You are familiar with differential equations and have developed numerical solutions for them, right?

 

[mcb]

I have nearly 300 lines of python code that attempted to take Werner and Spurkes work and create my own functional dynamic simulation of an AR gas system based on their research. In the end I did get it to run and agree to some marginal measure with experimental data but never good enough to trust as a predictor of a new configuration, especially one involving another cartridge. I shelved the program and though it was sort of a waste of time since I did not have the fluid and thermal skills to make it really work I did appreciate the intuition the endeavor gave me. In reality it's simply easier to start with a small gas port and work up to what is already know to be good bolt velocities. We know the gas port is the "Big Dial" and that early research supports that assumption even if we still argue exactly how the gas port does it. You can empirically solve most of your gas issues by turning that "Big Dial".

 

[luzyfuerza]

Amen!

 

[luzyfuerza]

Mcb, in your model, do you recall how much mass flow through the choked gas port changed over the gas cycle?

 

[mcb]

Mcb, in your model, do you recall how much mass flow through the choked gas port changed over the gas cycle?
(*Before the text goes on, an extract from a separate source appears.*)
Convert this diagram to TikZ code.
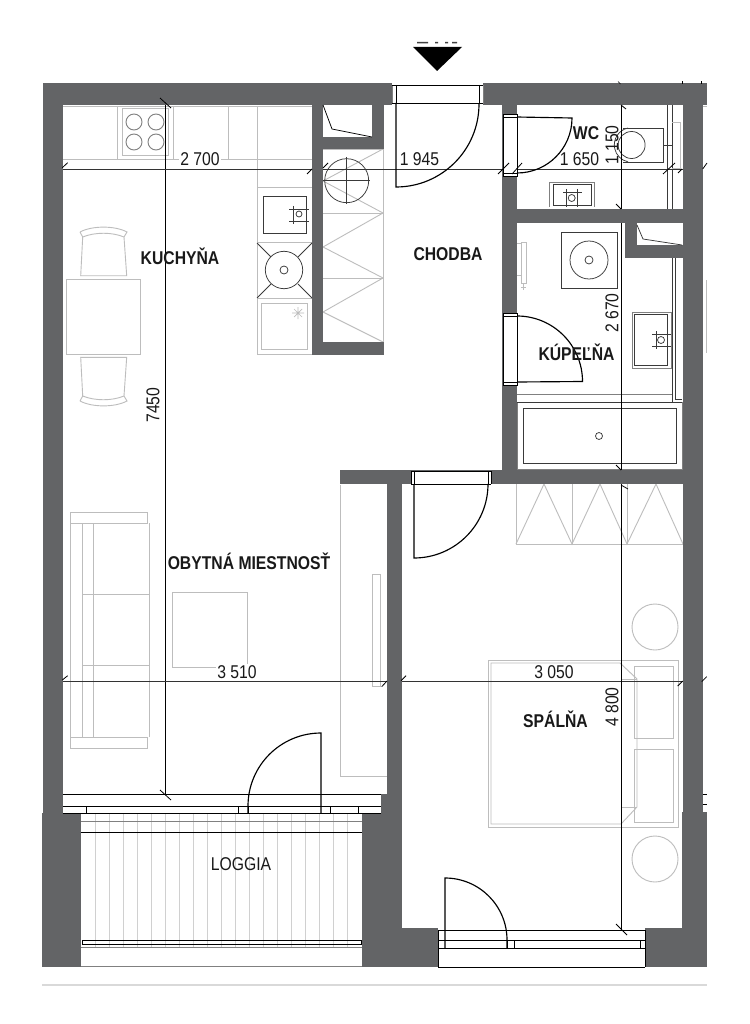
\documentclass[tikz,border=0pt]{standalone}
\usepackage{fontspec}
\setmainfont[FakeStretch=0.85]{Liberation Sans}
\definecolor{wallc}{HTML}{636466}
\definecolor{furnc}{HTML}{BDBDBD}
\definecolor{darkc}{HTML}{3A3A3A}
\definecolor{dimc}{HTML}{333333}
\tikzset{
  wall/.style={fill=wallc,draw=none},
  furn/.style={draw=furnc,line width=0.9pt},
  furnd/.style={draw=darkc,line width=0.75pt},
  blk/.style={draw=black,line width=1.15pt},
  blkt/.style={draw=black,line width=0.9pt},
  opening/.style={fill=white,draw=none},
  dimline/.style={draw=dimc,line width=0.75pt},
  vdim/.style={draw=black,line width=0.9pt},
  tick/.style={draw=black,line width=0.8pt},
  roomlabel/.style={font=\fontsize{18.5}{20}\selectfont\bfseries,inner sep=0pt,text=black!90},
  plainlabel/.style={font=\fontsize{18.5}{20}\selectfont,inner sep=0pt,text=black!90},
  dimlabel/.style={font=\fontsize{18.5}{20}\selectfont,inner sep=1pt,text=black!90},
  dimfill/.style={dimlabel,fill=white},
}
\begin{document}
\begin{tikzpicture}[x=1pt,y=-1pt]
\useasboundingbox (0,0) rectangle (749,1024);
\fill[white] (0,0) rectangle (749,1024);

% ---- kitchen furniture
\draw[furn] (63,106) -- (312,106);
\draw[furn] (63,159) -- (257,159);
\draw[furn] (117,106) -- (117,159) (173,106) -- (173,159) (228,106) -- (228,159);
\draw[furn] (122,108) rectangle (168,155);
\foreach \cx/\cy in {134/122,156/122,134/142,156/142}
  \draw[furn,draw=gray] (\cx,\cy) circle (8);
\draw[furn] (257,106) -- (257,354) -- (312,354);
\draw[furn] (257,159) -- (312,159) (257,187) -- (312,187) (257,242) -- (312,242) (257,298) -- (312,298);
% sink
\draw[furnd] (263,196) rectangle (306,233);
\draw[furnd] (299,214) circle (3);
\draw[furnd] (293,206) -- (293,224) (289,209) -- (309,209) (289,221) -- (309,221);
% stove
\draw[furnd] (284,270) circle (18.7) (284,270) circle (4);
\draw[furnd] (257,243) -- (271,257) (312,243) -- (298,257) (257,298) -- (271,284) (312,298) -- (298,284);
% oven
\draw[furn] (261,303) rectangle (307,349);
\draw[furn,line width=0.7pt] (292,313) -- (304,313) (298,307) -- (298,319) (294,309) -- (302,317) (302,309) -- (294,317);

% ---- tall closet
\draw[furn] (383,149) -- (383,342) (323,149) -- (383,149) (323,213) -- (383,213) (323,278) -- (383,278);
\draw[furn] (383,149) -- (323,181) -- (383,213) -- (323,247) -- (383,278) -- (323,312) -- (383,342);
\draw[furnd] (346.7,180.7) circle (22);
\draw[furnd] (323,180.7) -- (370,180.7) (346.7,157) -- (346.7,204);

% ---- table and chairs
\draw[furn] (66,279) rectangle (140,354);
\draw[furn] (80.7,275.7) -- (82.7,237) .. controls (95,232) and (112,232) .. (124,237) -- (126.7,275.7) -- cycle;
\draw[furn] (80,232) .. controls (92,225.5) and (115,225.5) .. (127,232) -- (124,237) (80,232) -- (82.7,237);
\draw[furn] (80.7,357.3) -- (82.7,396) .. controls (95,401) and (112,401) .. (124,396) -- (126.7,357.3) -- cycle;
\draw[furn] (80,401) .. controls (92,407.5) and (115,407.5) .. (127,401) -- (124,396) (80,401) -- (82.7,396);

% ---- sofa and coffee table
\draw[furn] (70.7,512) rectangle (147.7,523);
\draw[furn] (70.7,737) rectangle (147.7,748);
\draw[furn] (70.7,523) -- (70.7,737);
\draw[furn] (82,523) -- (82,737) (93,523) -- (93,737);
\draw[furn] (149,523) -- (149,737);
\draw[furn] (82,594) -- (149,594) (82,665) -- (149,665);
\draw[furn] (172.7,592.7) rectangle (247.7,667);

% ---- living room wardrobe
\draw[furn] (340.7,485) -- (340.7,776) -- (387,776);
\draw[furn] (372,574) rectangle (380,686);

% ---- bedroom furniture
\draw[furn] (516,484) -- (516,544) -- (683,544);
\draw[furn] (572,484) -- (572,544) (627,484) -- (627,544);
\draw[furn] (516,544) -- (544,484) -- (572,544) -- (600,484) -- (627,544) -- (656,484) -- (683,544);
\draw[furn] (655,627) circle (23) (655,859) circle (23);
\draw[furn] (488,660) rectangle (678,827);
\draw[furn] (620,663) -- (491,663) -- (491,824) -- (621,824) -- (637,807) -- (637,679) -- (620,663);
\draw[furn] (621,679) -- (637,679) (621,807) -- (637,807);
\draw[furn] (634,666) rectangle (673,738);
\draw[furn] (634,749) rectangle (673,822);

% ---- bathroom furniture
\draw[furn,draw=gray] (517,402) rectangle (682,469);
\draw[furnd,line width=0.9pt] (523,408) rectangle (676,463);
\draw[furnd] (599,436) circle (3.5);
\draw[furn,draw=gray] (517,394) -- (672,394);
\draw[furnd] (517,402) -- (682,402);
\draw[furnd] (672,258) -- (672,402) (675,258) -- (675,399) -- (682,399);
\draw[furn,draw=gray] (632,312) rectangle (671,368);
\draw[furnd] (634,314) rectangle (667,365);
\draw[furnd] (661,340) circle (3.5);
\draw[furnd] (656,331) -- (656,349) (652,334) -- (671,334) (652,346) -- (671,346);
\draw[furnd] (561,232) rectangle (617,288);
\draw[furnd] (589,260) circle (19) (589,260) circle (4);
\draw[furn] (521,242) rectangle (526,283);
\draw[furn] (517,243) -- (521,243) (517,275) -- (521,275) (523.5,283) -- (523.5,290) (521,287) -- (526,287);

% ---- WC furniture
\draw[furnd] (667,105) -- (667,209) (672,105) -- (672,209);
\draw[furn] (672,122) -- (680,122) -- (680,168) -- (672,168);
\draw[furnd] (623,128) -- (663,128) -- (663,162) -- (623,162);
\draw[furnd] (663,145) -- (672,145);
\draw[furnd] (631.6,145) circle (13.5);
\draw[furnd] (628,128) arc[start angle=-102,end angle=-258,radius=17.3];
\draw[furn,draw=gray] (549,207) -- (549,182) -- (594,182) -- (594,207);
\draw[furnd] (553,205) -- (553,184) -- (591,184) -- (591,205) -- cycle;
\draw[furnd] (571.7,198) circle (3.5);
\draw[furnd] (563,192) -- (582,192) (566,189) -- (566,207) (577,189) -- (577,207);

% ---- loggia
\foreach \xx in {95,109,123,137,151,165,179,193,207,221,235,249,263,277,291,305,319,333,347}
  \draw[draw=furnc,line width=0.5pt,opacity=.7] (\xx,813) -- (\xx,947);
\draw[draw=gray,line width=0.7pt] (81,821) -- (362,821);
\draw[blkt] (81,832) -- (362,832);
\draw[draw=gray,line width=0.8pt] (81,947) -- (362,947);
\draw[blkt] (82,940) rectangle (361,944);
\draw[draw=gray,line width=0.9pt] (81,966) -- (362,966);

% ---- dimension lines
\draw[vdim] (165.7,102) -- (165.7,795);
\draw[dimline] (63,169) -- (312,169);
\draw[dimline] (323,169) -- (502,169);
\draw[dimline] (517,169) -- (683,169);
\draw[dimline] (63,681) -- (387,681);
\draw[dimline] (402,681) -- (683,681);
\draw[vdim,line width=0.75pt] (621.5,105) -- (621.5,209);
\draw[vdim,line width=0.75pt] (621.5,223) -- (621.5,470);
\draw[vdim,line width=0.75pt] (621.5,484) -- (621.5,930);

% ---- walls
\fill[wall] (42.7,83) rectangle (707,105);
\fill[wall] (42.7,83) rectangle (62.7,813);
\fill[wall] (42,813) rectangle (81,967);
\fill[wall] (682.7,83) rectangle (702.7,967);
\fill[wall] (682,812) rectangle (707,967);
\fill[wall] (645,928) rectangle (707,967);
\fill[wall] (362,928) rectangle (438,967);
\fill[wall] (362,813) rectangle (402,967);
\fill[wall] (381,794) rectangle (402,813);
\fill[wall] (387,470) rectangle (402,794);
\fill[wall] (340,470) rectangle (683,484);
\fill[wall] (502,83) rectangle (517,470);
\fill[wall] (517,209) rectangle (683,223);
\fill[wall] (625,223) rectangle (637,258);
\fill[wall] (625,245) rectangle (683,258);
\fill[wall] (312,105) rectangle (323,355);
\fill[wall] (312,342) rectangle (384,355);
\fill[wall] (323,137) rectangle (384,149);
\fill[wall] (372,105) rectangle (384,137);

% closet and shaft hatching
\draw[furnd,draw=black] (323,105) -- (332,129) -- (372,137);
\fill[white] (637,224) rectangle (682.7,245);
\draw[furnd] (637,225) -- (643,239) -- (682,245);

% ---- right side stubs
\draw[draw=furnc,line width=0.8pt] (702.7,106) -- (707,106);
\draw[draw=furnc,line width=0.8pt] (706,280) -- (706,353);
\fill[white] (702.7,794) rectangle (707,812);
\draw[blkt] (702.7,794) -- (707,794) (702.7,804) -- (707,804);

% ---- entrance door
\fill[opening] (392,83) rectangle (483,105);
\draw[furn,draw=gray] (392,85) rectangle (483,103);
\draw[blkt] (392,85) -- (483,85) (392,103) -- (483,103) (396,85) -- (396,103) (479,85) -- (479,103);
\draw[blk] (396,103) -- (396,187) arc[start angle=90,end angle=0,radius=83];

% ---- WC door
\fill[opening] (503,114) rectangle (517,176);
\draw[blkt] (503,114) rectangle (517,176);
\draw[blkt] (503,117) -- (517,117) (503,173) -- (517,173);
\draw[blk] (517,173) arc[start angle=90,end angle=0,radius=55] -- (517,117);

% ---- bathroom door
\fill[opening] (503,313) rectangle (517,385);
\draw[blkt] (503,313) rectangle (517,385);
\draw[blkt] (503,316) -- (517,316) (503,382) -- (517,382);
\draw[blk] (517,316) arc[start angle=-90,end angle=0,radius=65.5] -- (517,382);

% ---- bedroom inner door
\fill[opening] (411,471) rectangle (491,484);
\draw[blkt] (411,471) -- (491,471) (411,484) -- (491,484) (411,471) -- (411,484) (414,471) -- (414,484) (488,471) -- (488,484) (491,471) -- (491,484);
\draw[blk] (414,484) -- (414,558) arc[start angle=90,end angle=0,radius=74];

% ---- living room window and door
\fill[opening] (63,794) rectangle (381,813);
\draw[blkt] (63,794) -- (381,794) (63,806) -- (381,806) (63,813) -- (381,813);
\draw[blkt] (86,806) -- (86,813) (238,806) -- (238,813) (248,806) -- (248,813) (330,806) -- (330,813) (358,806) -- (358,813);
\draw[blk] (321,813) -- (321,733) arc[start angle=-90,end angle=-180,radius=73] -- (248,813);

% ---- bedroom window and door
\fill[opening] (438,929) rectangle (645,967);
\draw[blkt] (438,930) -- (645,930) (438,940) -- (645,940) (438,948) -- (645,948);
\draw[blkt,line width=0.8pt] (438,967) -- (645,967) (438,930) -- (438,967) (645,930) -- (645,967);
\draw[blkt] (507,940) -- (507,948) (514,940) -- (514,948) (640,940) -- (640,948);
\draw[blk] (445,948) -- (445,878) arc[start angle=-90,end angle=0,radius=62] -- (507,948);

% ---- footer rule
\draw[draw=black!15,line width=1.2pt] (42,985) -- (707,985);

% ---- view arrow with cut-off caption
\fill[black] (413,47) -- (462,47) -- (437,71) -- cycle;
\fill[black!75] (417,42) rectangle (428,43.4) (435,42) rectangle (438,43.4) (445,42) rectangle (448,43.4) (452,42) rectangle (457,43.4);

% ---- ticks
\draw[tick] (62.3,167.7) -- (67.7,162.7);
\draw[tick] (307,174) -- (312,169);
\draw[tick] (323,168) -- (328,163);
\draw[tick] (498,174) -- (509,163);
\draw[tick] (512,174) -- (522,163);
\draw[tick] (663,174) -- (675,163);
\draw[tick] (678,173) -- (682,169);
\draw[tick] (702.7,169) -- (707,163);
\draw[tick] (160,98) -- (171,108);
\draw[tick] (160,790) -- (171,800);
\draw[tick] (621,105) -- (626,109);
\draw[tick] (616,204) -- (621,209);
\draw[tick] (616,465) -- (621,470);
\draw[tick] (621,485) -- (628,489);
\draw[tick] (616,924) -- (627,935);
\draw[tick] (62.3,680) -- (67.7,675.7);
\draw[tick] (381.7,686.7) -- (387,681);
\draw[tick] (401,680.7) -- (406,675.7);
\draw[tick] (677.7,686) -- (682.7,681);
\draw[tick] (701.7,681.7) -- (706.7,676.7);
\draw[tick,line width=0.6pt] (618,81.5) -- (620.5,84);
\draw[tick,line width=0.6pt] (682.5,81.5) -- (682.5,84);
\draw[tick,line width=0.6pt] (701.5,81.5) -- (701.5,84);

% ---- dimension labels
\node[dimfill] (d2700) at (200,159) {2 700};
\node[dimlabel] (d1945) at (419.5,159) {1 945};
\node[dimlabel] (d1650) at (579.5,159) {1 650};
\node[dimfill] (d3510) at (237,672) {3 510};
\node[dimfill] (d3050) at (554,672) {3 050};
\node[dimlabel,rotate=90] (d7450) at (153,405) {7450};
\node[dimlabel,rotate=90] (d1150) at (612,145) {1 150};
\node[dimlabel,rotate=90] (d2670) at (612,313) {2 670};
\node[dimlabel,rotate=90] (d4800) at (612,707) {4 800};

% ---- room labels
\node[roomlabel] (kuchyna) at (180,256) {KUCHYŇA};
\node[roomlabel] (chodba) at (448,254) {CHODBA};
\node[roomlabel] (wc) at (586,133) {WC};
\node[roomlabel] (kupelna) at (576.5,352) {KÚPEĽŇA};
\node[roomlabel] (obyt) at (249,561) {OBYTNÁ MIESTNOSŤ};
\node[roomlabel] (spalna) at (555.5,719) {SPÁLŇA};
\node[plainlabel] (loggia) at (241,864) {LOGGIA};
\end{tikzpicture}
\end{document}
Unfortunately I do not off the top of my head. I found the code this morning when I was finding the two reference I posted above. I popped it open and realized that I never commented the code very well and it would take me a fair amount of time to parse that code again. I wrote that nearly three years ago and have not look at it since I shelved the idea. Sorry.

 

[Varminterror]

We know the gas port is the "Big Dial" and that early research supports that assumption even if we still argue exactly how the gas port does it.

This was largely the driver for this thread - there was a disagreement the gas block was a dial at all. We came together in this one around proof the port/block is the “big dial,” usually it doesn’t happen that way online.